Work to do => Return every line below as is, leaving out the pictures.
>> BEGIN
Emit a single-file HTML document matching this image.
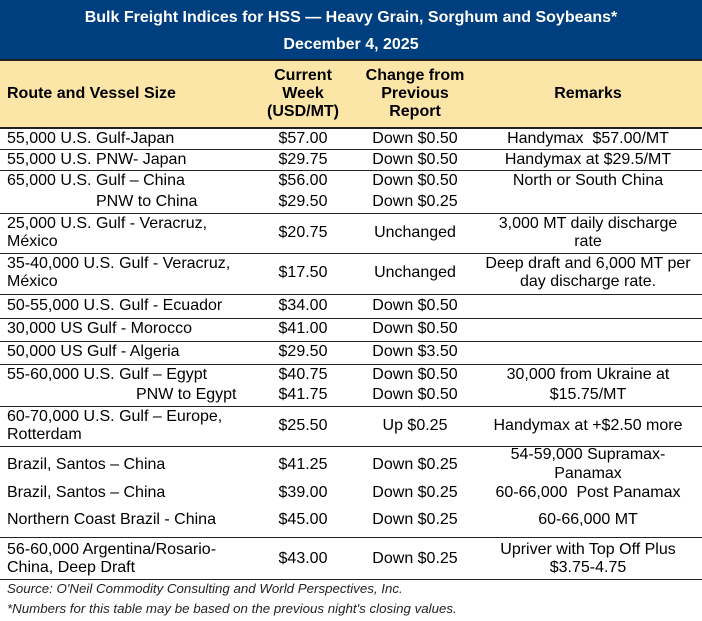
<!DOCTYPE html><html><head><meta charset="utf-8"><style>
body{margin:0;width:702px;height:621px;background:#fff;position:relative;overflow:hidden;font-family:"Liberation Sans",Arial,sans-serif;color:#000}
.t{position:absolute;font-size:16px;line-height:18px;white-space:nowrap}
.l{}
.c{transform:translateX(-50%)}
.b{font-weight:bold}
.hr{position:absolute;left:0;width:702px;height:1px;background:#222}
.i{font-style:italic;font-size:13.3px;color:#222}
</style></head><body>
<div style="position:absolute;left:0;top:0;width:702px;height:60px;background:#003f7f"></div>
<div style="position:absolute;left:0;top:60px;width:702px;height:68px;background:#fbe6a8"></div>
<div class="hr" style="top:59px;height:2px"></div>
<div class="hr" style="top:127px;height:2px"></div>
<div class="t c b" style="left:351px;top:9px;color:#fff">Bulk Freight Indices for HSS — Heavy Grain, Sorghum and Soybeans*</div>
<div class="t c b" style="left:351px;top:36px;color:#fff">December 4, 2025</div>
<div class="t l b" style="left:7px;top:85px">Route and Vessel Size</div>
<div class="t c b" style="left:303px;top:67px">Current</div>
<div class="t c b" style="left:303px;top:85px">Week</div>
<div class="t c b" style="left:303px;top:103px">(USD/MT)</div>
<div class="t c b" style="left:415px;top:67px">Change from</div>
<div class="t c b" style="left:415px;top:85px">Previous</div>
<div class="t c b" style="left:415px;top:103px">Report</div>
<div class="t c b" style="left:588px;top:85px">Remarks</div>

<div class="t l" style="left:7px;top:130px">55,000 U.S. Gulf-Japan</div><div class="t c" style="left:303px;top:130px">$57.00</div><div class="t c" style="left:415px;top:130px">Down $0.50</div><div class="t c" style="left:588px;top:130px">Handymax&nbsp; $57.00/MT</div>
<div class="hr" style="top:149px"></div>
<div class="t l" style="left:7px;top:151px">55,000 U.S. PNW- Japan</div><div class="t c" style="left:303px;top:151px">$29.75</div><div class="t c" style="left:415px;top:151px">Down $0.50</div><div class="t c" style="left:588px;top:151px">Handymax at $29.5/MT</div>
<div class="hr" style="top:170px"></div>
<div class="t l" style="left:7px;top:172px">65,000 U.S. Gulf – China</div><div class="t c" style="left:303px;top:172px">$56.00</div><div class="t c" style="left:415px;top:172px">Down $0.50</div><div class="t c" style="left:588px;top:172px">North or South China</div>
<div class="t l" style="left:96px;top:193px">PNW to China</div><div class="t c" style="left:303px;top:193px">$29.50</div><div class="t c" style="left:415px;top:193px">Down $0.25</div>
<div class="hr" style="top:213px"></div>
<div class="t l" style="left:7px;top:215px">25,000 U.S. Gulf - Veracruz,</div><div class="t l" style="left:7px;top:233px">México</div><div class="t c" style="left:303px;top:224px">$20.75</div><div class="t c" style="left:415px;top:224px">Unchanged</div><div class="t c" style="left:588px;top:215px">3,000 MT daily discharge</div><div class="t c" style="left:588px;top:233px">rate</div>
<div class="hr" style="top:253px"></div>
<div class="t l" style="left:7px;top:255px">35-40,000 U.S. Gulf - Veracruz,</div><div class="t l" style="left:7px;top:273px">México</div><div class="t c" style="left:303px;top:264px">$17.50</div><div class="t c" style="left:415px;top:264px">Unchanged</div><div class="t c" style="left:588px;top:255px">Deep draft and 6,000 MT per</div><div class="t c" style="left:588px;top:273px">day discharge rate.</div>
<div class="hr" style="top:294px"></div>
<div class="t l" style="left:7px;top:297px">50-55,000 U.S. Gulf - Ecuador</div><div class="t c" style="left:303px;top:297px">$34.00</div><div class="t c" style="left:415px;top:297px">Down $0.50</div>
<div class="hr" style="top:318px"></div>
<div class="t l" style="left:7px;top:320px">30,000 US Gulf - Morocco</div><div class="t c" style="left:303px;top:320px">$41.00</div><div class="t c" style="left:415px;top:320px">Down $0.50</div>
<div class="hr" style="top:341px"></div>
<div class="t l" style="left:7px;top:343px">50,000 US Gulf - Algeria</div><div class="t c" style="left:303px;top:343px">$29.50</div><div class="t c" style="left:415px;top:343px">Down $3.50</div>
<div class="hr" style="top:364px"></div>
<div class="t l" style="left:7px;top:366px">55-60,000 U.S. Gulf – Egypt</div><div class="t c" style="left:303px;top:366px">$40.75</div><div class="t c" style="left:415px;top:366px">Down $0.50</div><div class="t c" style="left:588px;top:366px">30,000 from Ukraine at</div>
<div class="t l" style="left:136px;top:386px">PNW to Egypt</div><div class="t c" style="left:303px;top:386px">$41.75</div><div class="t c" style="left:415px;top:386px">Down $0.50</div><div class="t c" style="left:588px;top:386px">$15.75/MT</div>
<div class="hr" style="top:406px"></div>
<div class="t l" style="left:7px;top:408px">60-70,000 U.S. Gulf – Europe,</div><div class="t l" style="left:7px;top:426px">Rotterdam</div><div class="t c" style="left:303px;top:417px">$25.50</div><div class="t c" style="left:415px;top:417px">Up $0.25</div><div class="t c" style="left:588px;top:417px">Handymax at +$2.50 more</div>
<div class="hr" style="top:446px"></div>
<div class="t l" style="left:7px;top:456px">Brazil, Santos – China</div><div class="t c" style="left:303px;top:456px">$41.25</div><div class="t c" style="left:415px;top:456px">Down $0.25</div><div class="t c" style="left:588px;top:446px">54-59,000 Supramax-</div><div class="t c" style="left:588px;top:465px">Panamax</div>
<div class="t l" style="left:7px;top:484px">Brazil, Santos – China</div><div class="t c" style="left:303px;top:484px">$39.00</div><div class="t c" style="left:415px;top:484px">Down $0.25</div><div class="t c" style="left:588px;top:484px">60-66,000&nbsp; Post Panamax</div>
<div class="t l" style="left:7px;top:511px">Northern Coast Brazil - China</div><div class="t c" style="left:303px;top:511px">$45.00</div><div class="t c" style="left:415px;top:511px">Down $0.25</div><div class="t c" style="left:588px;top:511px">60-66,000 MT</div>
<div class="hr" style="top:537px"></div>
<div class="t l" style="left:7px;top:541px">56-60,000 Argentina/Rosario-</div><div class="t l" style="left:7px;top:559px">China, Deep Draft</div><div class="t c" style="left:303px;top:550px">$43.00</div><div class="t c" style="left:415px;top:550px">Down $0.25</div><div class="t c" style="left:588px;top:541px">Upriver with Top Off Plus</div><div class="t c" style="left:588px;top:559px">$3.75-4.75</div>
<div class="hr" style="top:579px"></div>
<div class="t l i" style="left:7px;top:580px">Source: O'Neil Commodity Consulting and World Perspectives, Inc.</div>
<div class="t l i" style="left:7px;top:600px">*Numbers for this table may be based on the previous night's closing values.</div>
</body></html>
>> END
Output for this task =>
Emit a single-file HTML document matching this image.
<!DOCTYPE html><html><head><meta charset="utf-8"><style>
body{margin:0;width:702px;height:621px;background:#fff;position:relative;overflow:hidden;font-family:"Liberation Sans",Arial,sans-serif;color:#000}
.t{position:absolute;font-size:16px;line-height:18px;white-space:nowrap}
.l{}
.c{transform:translateX(-50%)}
.b{font-weight:bold}
.hr{position:absolute;left:0;width:702px;height:1px;background:#222}
.i{font-style:italic;font-size:13.3px;color:#222}
</style></head><body>
<div style="position:absolute;left:0;top:0;width:702px;height:60px;background:#003f7f"></div>
<div style="position:absolute;left:0;top:60px;width:702px;height:68px;background:#fbe6a8"></div>
<div class="hr" style="top:59px;height:2px"></div>
<div class="hr" style="top:127px;height:2px"></div>
<div class="t c b" style="left:351px;top:9px;color:#fff">Bulk Freight Indices for HSS — Heavy Grain, Sorghum and Soybeans*</div>
<div class="t c b" style="left:351px;top:36px;color:#fff">December 4, 2025</div>
<div class="t l b" style="left:7px;top:85px">Route and Vessel Size</div>
<div class="t c b" style="left:303px;top:67px">Current</div>
<div class="t c b" style="left:303px;top:85px">Week</div>
<div class="t c b" style="left:303px;top:103px">(USD/MT)</div>
<div class="t c b" style="left:415px;top:67px">Change from</div>
<div class="t c b" style="left:415px;top:85px">Previous</div>
<div class="t c b" style="left:415px;top:103px">Report</div>
<div class="t c b" style="left:588px;top:85px">Remarks</div>

<div class="t l" style="left:7px;top:130px">55,000 U.S. Gulf-Japan</div><div class="t c" style="left:303px;top:130px">$57.00</div><div class="t c" style="left:415px;top:130px">Down $0.50</div><div class="t c" style="left:588px;top:130px">Handymax&nbsp; $57.00/MT</div>
<div class="hr" style="top:149px"></div>
<div class="t l" style="left:7px;top:151px">55,000 U.S. PNW- Japan</div><div class="t c" style="left:303px;top:151px">$29.75</div><div class="t c" style="left:415px;top:151px">Down $0.50</div><div class="t c" style="left:588px;top:151px">Handymax at $29.5/MT</div>
<div class="hr" style="top:170px"></div>
<div class="t l" style="left:7px;top:172px">65,000 U.S. Gulf – China</div><div class="t c" style="left:303px;top:172px">$56.00</div><div class="t c" style="left:415px;top:172px">Down $0.50</div><div class="t c" style="left:588px;top:172px">North or South China</div>
<div class="t l" style="left:96px;top:193px">PNW to China</div><div class="t c" style="left:303px;top:193px">$29.50</div><div class="t c" style="left:415px;top:193px">Down $0.25</div>
<div class="hr" style="top:213px"></div>
<div class="t l" style="left:7px;top:215px">25,000 U.S. Gulf - Veracruz,</div><div class="t l" style="left:7px;top:233px">México</div><div class="t c" style="left:303px;top:224px">$20.75</div><div class="t c" style="left:415px;top:224px">Unchanged</div><div class="t c" style="left:588px;top:215px">3,000 MT daily discharge</div><div class="t c" style="left:588px;top:233px">rate</div>
<div class="hr" style="top:253px"></div>
<div class="t l" style="left:7px;top:255px">35-40,000 U.S. Gulf - Veracruz,</div><div class="t l" style="left:7px;top:273px">México</div><div class="t c" style="left:303px;top:264px">$17.50</div><div class="t c" style="left:415px;top:264px">Unchanged</div><div class="t c" style="left:588px;top:255px">Deep draft and 6,000 MT per</div><div class="t c" style="left:588px;top:273px">day discharge rate.</div>
<div class="hr" style="top:294px"></div>
<div class="t l" style="left:7px;top:297px">50-55,000 U.S. Gulf - Ecuador</div><div class="t c" style="left:303px;top:297px">$34.00</div><div class="t c" style="left:415px;top:297px">Down $0.50</div>
<div class="hr" style="top:318px"></div>
<div class="t l" style="left:7px;top:320px">30,000 US Gulf - Morocco</div><div class="t c" style="left:303px;top:320px">$41.00</div><div class="t c" style="left:415px;top:320px">Down $0.50</div>
<div class="hr" style="top:341px"></div>
<div class="t l" style="left:7px;top:343px">50,000 US Gulf - Algeria</div><div class="t c" style="left:303px;top:343px">$29.50</div><div class="t c" style="left:415px;top:343px">Down $3.50</div>
<div class="hr" style="top:364px"></div>
<div class="t l" style="left:7px;top:366px">55-60,000 U.S. Gulf – Egypt</div><div class="t c" style="left:303px;top:366px">$40.75</div><div class="t c" style="left:415px;top:366px">Down $0.50</div><div class="t c" style="left:588px;top:366px">30,000 from Ukraine at</div>
<div class="t l" style="left:136px;top:386px">PNW to Egypt</div><div class="t c" style="left:303px;top:386px">$41.75</div><div class="t c" style="left:415px;top:386px">Down $0.50</div><div class="t c" style="left:588px;top:386px">$15.75/MT</div>
<div class="hr" style="top:406px"></div>
<div class="t l" style="left:7px;top:408px">60-70,000 U.S. Gulf – Europe,</div><div class="t l" style="left:7px;top:426px">Rotterdam</div><div class="t c" style="left:303px;top:417px">$25.50</div><div class="t c" style="left:415px;top:417px">Up $0.25</div><div class="t c" style="left:588px;top:417px">Handymax at +$2.50 more</div>
<div class="hr" style="top:446px"></div>
<div class="t l" style="left:7px;top:456px">Brazil, Santos – China</div><div class="t c" style="left:303px;top:456px">$41.25</div><div class="t c" style="left:415px;top:456px">Down $0.25</div><div class="t c" style="left:588px;top:446px">54-59,000 Supramax-</div><div class="t c" style="left:588px;top:465px">Panamax</div>
<div class="t l" style="left:7px;top:484px">Brazil, Santos – China</div><div class="t c" style="left:303px;top:484px">$39.00</div><div class="t c" style="left:415px;top:484px">Down $0.25</div><div class="t c" style="left:588px;top:484px">60-66,000&nbsp; Post Panamax</div>
<div class="t l" style="left:7px;top:511px">Northern Coast Brazil - China</div><div class="t c" style="left:303px;top:511px">$45.00</div><div class="t c" style="left:415px;top:511px">Down $0.25</div><div class="t c" style="left:588px;top:511px">60-66,000 MT</div>
<div class="hr" style="top:537px"></div>
<div class="t l" style="left:7px;top:541px">56-60,000 Argentina/Rosario-</div><div class="t l" style="left:7px;top:559px">China, Deep Draft</div><div class="t c" style="left:303px;top:550px">$43.00</div><div class="t c" style="left:415px;top:550px">Down $0.25</div><div class="t c" style="left:588px;top:541px">Upriver with Top Off Plus</div><div class="t c" style="left:588px;top:559px">$3.75-4.75</div>
<div class="hr" style="top:579px"></div>
<div class="t l i" style="left:7px;top:580px">Source: O'Neil Commodity Consulting and World Perspectives, Inc.</div>
<div class="t l i" style="left:7px;top:600px">*Numbers for this table may be based on the previous night's closing values.</div>
</body></html>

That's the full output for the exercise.